Requirement:
Skip every picture and transcribe the remaining material exactly.
<<<<
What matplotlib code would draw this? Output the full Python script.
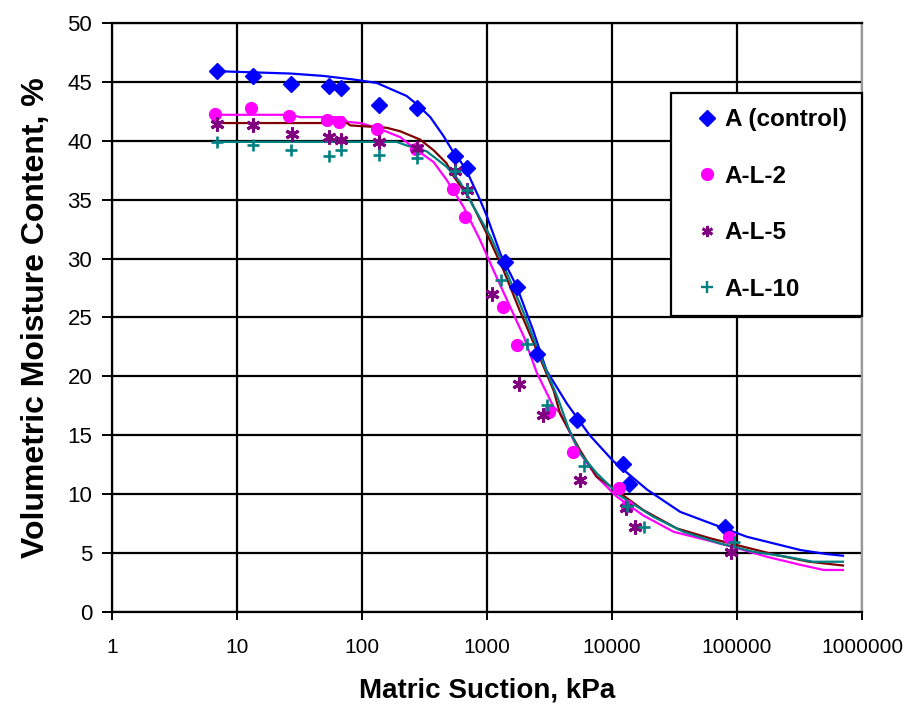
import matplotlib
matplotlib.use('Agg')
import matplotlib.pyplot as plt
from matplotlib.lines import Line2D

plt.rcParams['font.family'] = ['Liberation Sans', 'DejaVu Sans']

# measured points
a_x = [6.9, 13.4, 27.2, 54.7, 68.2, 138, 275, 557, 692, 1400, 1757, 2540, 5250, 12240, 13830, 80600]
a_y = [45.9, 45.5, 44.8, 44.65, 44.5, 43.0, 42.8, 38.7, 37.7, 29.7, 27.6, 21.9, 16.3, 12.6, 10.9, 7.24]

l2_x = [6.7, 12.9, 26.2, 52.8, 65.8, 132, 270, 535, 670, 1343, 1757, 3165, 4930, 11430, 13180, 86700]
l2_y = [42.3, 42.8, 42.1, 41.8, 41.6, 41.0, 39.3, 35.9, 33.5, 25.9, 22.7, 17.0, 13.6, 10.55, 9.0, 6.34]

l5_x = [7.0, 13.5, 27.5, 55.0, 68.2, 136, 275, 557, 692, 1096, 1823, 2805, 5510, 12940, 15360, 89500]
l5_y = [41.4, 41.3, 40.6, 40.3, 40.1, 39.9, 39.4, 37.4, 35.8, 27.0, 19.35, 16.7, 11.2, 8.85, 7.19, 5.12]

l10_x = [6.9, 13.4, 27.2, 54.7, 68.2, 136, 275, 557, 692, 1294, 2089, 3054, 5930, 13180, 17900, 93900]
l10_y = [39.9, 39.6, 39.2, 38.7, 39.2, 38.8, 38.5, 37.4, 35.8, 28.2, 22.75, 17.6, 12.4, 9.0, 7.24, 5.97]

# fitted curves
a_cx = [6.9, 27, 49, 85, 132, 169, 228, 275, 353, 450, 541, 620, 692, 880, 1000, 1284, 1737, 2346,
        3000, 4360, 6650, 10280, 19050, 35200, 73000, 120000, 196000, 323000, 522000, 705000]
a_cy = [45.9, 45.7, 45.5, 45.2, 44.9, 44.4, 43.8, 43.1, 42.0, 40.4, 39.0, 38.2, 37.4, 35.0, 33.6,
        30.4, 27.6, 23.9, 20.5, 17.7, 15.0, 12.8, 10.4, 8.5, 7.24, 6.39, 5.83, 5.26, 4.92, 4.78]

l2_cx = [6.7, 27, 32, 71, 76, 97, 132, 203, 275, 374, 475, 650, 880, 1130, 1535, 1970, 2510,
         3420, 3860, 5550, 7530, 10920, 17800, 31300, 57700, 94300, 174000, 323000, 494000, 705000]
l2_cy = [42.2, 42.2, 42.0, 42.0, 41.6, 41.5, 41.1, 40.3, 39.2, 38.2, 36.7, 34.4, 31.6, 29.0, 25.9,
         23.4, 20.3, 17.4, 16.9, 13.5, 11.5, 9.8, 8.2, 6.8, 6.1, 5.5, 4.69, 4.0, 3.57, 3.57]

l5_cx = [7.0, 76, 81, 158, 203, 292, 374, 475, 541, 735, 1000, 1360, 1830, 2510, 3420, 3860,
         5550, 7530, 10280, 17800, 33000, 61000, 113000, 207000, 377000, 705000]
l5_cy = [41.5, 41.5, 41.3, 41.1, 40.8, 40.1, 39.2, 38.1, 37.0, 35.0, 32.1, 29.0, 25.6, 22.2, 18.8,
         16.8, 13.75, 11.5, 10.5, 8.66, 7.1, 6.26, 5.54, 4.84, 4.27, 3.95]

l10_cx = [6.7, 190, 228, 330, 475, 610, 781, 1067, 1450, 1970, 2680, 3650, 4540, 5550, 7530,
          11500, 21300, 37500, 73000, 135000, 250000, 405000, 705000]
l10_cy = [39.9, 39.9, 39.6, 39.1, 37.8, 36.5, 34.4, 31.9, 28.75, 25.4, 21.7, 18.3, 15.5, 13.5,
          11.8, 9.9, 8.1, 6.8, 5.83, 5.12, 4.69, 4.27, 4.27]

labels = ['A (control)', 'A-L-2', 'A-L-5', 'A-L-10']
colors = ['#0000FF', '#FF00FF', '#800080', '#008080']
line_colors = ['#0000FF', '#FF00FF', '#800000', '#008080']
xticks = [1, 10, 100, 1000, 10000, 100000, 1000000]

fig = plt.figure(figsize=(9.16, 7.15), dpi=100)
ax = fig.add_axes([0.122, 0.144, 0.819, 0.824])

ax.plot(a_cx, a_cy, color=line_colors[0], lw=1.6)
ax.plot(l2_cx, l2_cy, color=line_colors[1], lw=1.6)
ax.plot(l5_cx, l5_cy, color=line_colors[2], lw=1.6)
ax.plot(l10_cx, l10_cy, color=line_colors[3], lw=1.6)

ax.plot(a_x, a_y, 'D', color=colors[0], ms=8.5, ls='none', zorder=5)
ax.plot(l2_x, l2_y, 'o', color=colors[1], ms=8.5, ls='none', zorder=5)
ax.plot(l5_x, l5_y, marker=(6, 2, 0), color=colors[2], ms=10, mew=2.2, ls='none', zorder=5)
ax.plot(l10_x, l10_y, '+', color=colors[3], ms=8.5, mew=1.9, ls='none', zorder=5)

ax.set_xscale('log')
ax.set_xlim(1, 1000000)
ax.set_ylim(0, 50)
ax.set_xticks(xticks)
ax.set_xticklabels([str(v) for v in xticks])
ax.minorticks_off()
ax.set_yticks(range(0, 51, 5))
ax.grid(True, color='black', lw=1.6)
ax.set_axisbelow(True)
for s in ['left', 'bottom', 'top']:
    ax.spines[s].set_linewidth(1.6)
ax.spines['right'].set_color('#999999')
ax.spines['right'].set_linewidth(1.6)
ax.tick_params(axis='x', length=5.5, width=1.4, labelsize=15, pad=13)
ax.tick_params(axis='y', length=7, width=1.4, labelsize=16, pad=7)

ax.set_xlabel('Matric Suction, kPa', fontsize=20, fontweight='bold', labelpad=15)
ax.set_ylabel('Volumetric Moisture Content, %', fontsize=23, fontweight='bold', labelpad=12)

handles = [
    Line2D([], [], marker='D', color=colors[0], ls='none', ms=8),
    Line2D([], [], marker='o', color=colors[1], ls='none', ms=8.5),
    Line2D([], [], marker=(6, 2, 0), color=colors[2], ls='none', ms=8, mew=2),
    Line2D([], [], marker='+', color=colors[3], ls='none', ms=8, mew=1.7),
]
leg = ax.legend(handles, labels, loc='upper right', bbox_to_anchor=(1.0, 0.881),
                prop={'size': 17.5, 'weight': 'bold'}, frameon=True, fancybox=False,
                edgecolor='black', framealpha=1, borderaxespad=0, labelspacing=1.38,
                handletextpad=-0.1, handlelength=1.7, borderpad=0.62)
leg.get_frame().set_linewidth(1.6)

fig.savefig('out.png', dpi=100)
>>>>
Solved problem:
What matplotlib code would draw this? Output the full Python script.
import matplotlib
matplotlib.use('Agg')
import matplotlib.pyplot as plt
from matplotlib.lines import Line2D

plt.rcParams['font.family'] = ['Liberation Sans', 'DejaVu Sans']

# measured points
a_x = [6.9, 13.4, 27.2, 54.7, 68.2, 138, 275, 557, 692, 1400, 1757, 2540, 5250, 12240, 13830, 80600]
a_y = [45.9, 45.5, 44.8, 44.65, 44.5, 43.0, 42.8, 38.7, 37.7, 29.7, 27.6, 21.9, 16.3, 12.6, 10.9, 7.24]

l2_x = [6.7, 12.9, 26.2, 52.8, 65.8, 132, 270, 535, 670, 1343, 1757, 3165, 4930, 11430, 13180, 86700]
l2_y = [42.3, 42.8, 42.1, 41.8, 41.6, 41.0, 39.3, 35.9, 33.5, 25.9, 22.7, 17.0, 13.6, 10.55, 9.0, 6.34]

l5_x = [7.0, 13.5, 27.5, 55.0, 68.2, 136, 275, 557, 692, 1096, 1823, 2805, 5510, 12940, 15360, 89500]
l5_y = [41.4, 41.3, 40.6, 40.3, 40.1, 39.9, 39.4, 37.4, 35.8, 27.0, 19.35, 16.7, 11.2, 8.85, 7.19, 5.12]

l10_x = [6.9, 13.4, 27.2, 54.7, 68.2, 136, 275, 557, 692, 1294, 2089, 3054, 5930, 13180, 17900, 93900]
l10_y = [39.9, 39.6, 39.2, 38.7, 39.2, 38.8, 38.5, 37.4, 35.8, 28.2, 22.75, 17.6, 12.4, 9.0, 7.24, 5.97]

# fitted curves
a_cx = [6.9, 27, 49, 85, 132, 169, 228, 275, 353, 450, 541, 620, 692, 880, 1000, 1284, 1737, 2346,
        3000, 4360, 6650, 10280, 19050, 35200, 73000, 120000, 196000, 323000, 522000, 705000]
a_cy = [45.9, 45.7, 45.5, 45.2, 44.9, 44.4, 43.8, 43.1, 42.0, 40.4, 39.0, 38.2, 37.4, 35.0, 33.6,
        30.4, 27.6, 23.9, 20.5, 17.7, 15.0, 12.8, 10.4, 8.5, 7.24, 6.39, 5.83, 5.26, 4.92, 4.78]

l2_cx = [6.7, 27, 32, 71, 76, 97, 132, 203, 275, 374, 475, 650, 880, 1130, 1535, 1970, 2510,
         3420, 3860, 5550, 7530, 10920, 17800, 31300, 57700, 94300, 174000, 323000, 494000, 705000]
l2_cy = [42.2, 42.2, 42.0, 42.0, 41.6, 41.5, 41.1, 40.3, 39.2, 38.2, 36.7, 34.4, 31.6, 29.0, 25.9,
         23.4, 20.3, 17.4, 16.9, 13.5, 11.5, 9.8, 8.2, 6.8, 6.1, 5.5, 4.69, 4.0, 3.57, 3.57]

l5_cx = [7.0, 76, 81, 158, 203, 292, 374, 475, 541, 735, 1000, 1360, 1830, 2510, 3420, 3860,
         5550, 7530, 10280, 17800, 33000, 61000, 113000, 207000, 377000, 705000]
l5_cy = [41.5, 41.5, 41.3, 41.1, 40.8, 40.1, 39.2, 38.1, 37.0, 35.0, 32.1, 29.0, 25.6, 22.2, 18.8,
         16.8, 13.75, 11.5, 10.5, 8.66, 7.1, 6.26, 5.54, 4.84, 4.27, 3.95]

l10_cx = [6.7, 190, 228, 330, 475, 610, 781, 1067, 1450, 1970, 2680, 3650, 4540, 5550, 7530,
          11500, 21300, 37500, 73000, 135000, 250000, 405000, 705000]
l10_cy = [39.9, 39.9, 39.6, 39.1, 37.8, 36.5, 34.4, 31.9, 28.75, 25.4, 21.7, 18.3, 15.5, 13.5,
          11.8, 9.9, 8.1, 6.8, 5.83, 5.12, 4.69, 4.27, 4.27]

labels = ['A (control)', 'A-L-2', 'A-L-5', 'A-L-10']
colors = ['#0000FF', '#FF00FF', '#800080', '#008080']
line_colors = ['#0000FF', '#FF00FF', '#800000', '#008080']
xticks = [1, 10, 100, 1000, 10000, 100000, 1000000]

fig = plt.figure(figsize=(9.16, 7.15), dpi=100)
ax = fig.add_axes([0.122, 0.144, 0.819, 0.824])

ax.plot(a_cx, a_cy, color=line_colors[0], lw=1.6)
ax.plot(l2_cx, l2_cy, color=line_colors[1], lw=1.6)
ax.plot(l5_cx, l5_cy, color=line_colors[2], lw=1.6)
ax.plot(l10_cx, l10_cy, color=line_colors[3], lw=1.6)

ax.plot(a_x, a_y, 'D', color=colors[0], ms=8.5, ls='none', zorder=5)
ax.plot(l2_x, l2_y, 'o', color=colors[1], ms=8.5, ls='none', zorder=5)
ax.plot(l5_x, l5_y, marker=(6, 2, 0), color=colors[2], ms=10, mew=2.2, ls='none', zorder=5)
ax.plot(l10_x, l10_y, '+', color=colors[3], ms=8.5, mew=1.9, ls='none', zorder=5)

ax.set_xscale('log')
ax.set_xlim(1, 1000000)
ax.set_ylim(0, 50)
ax.set_xticks(xticks)
ax.set_xticklabels([str(v) for v in xticks])
ax.minorticks_off()
ax.set_yticks(range(0, 51, 5))
ax.grid(True, color='black', lw=1.6)
ax.set_axisbelow(True)
for s in ['left', 'bottom', 'top']:
    ax.spines[s].set_linewidth(1.6)
ax.spines['right'].set_color('#999999')
ax.spines['right'].set_linewidth(1.6)
ax.tick_params(axis='x', length=5.5, width=1.4, labelsize=15, pad=13)
ax.tick_params(axis='y', length=7, width=1.4, labelsize=16, pad=7)

ax.set_xlabel('Matric Suction, kPa', fontsize=20, fontweight='bold', labelpad=15)
ax.set_ylabel('Volumetric Moisture Content, %', fontsize=23, fontweight='bold', labelpad=12)

handles = [
    Line2D([], [], marker='D', color=colors[0], ls='none', ms=8),
    Line2D([], [], marker='o', color=colors[1], ls='none', ms=8.5),
    Line2D([], [], marker=(6, 2, 0), color=colors[2], ls='none', ms=8, mew=2),
    Line2D([], [], marker='+', color=colors[3], ls='none', ms=8, mew=1.7),
]
leg = ax.legend(handles, labels, loc='upper right', bbox_to_anchor=(1.0, 0.881),
                prop={'size': 17.5, 'weight': 'bold'}, frameon=True, fancybox=False,
                edgecolor='black', framealpha=1, borderaxespad=0, labelspacing=1.38,
                handletextpad=-0.1, handlelength=1.7, borderpad=0.62)
leg.get_frame().set_linewidth(1.6)

fig.savefig('out.png', dpi=100)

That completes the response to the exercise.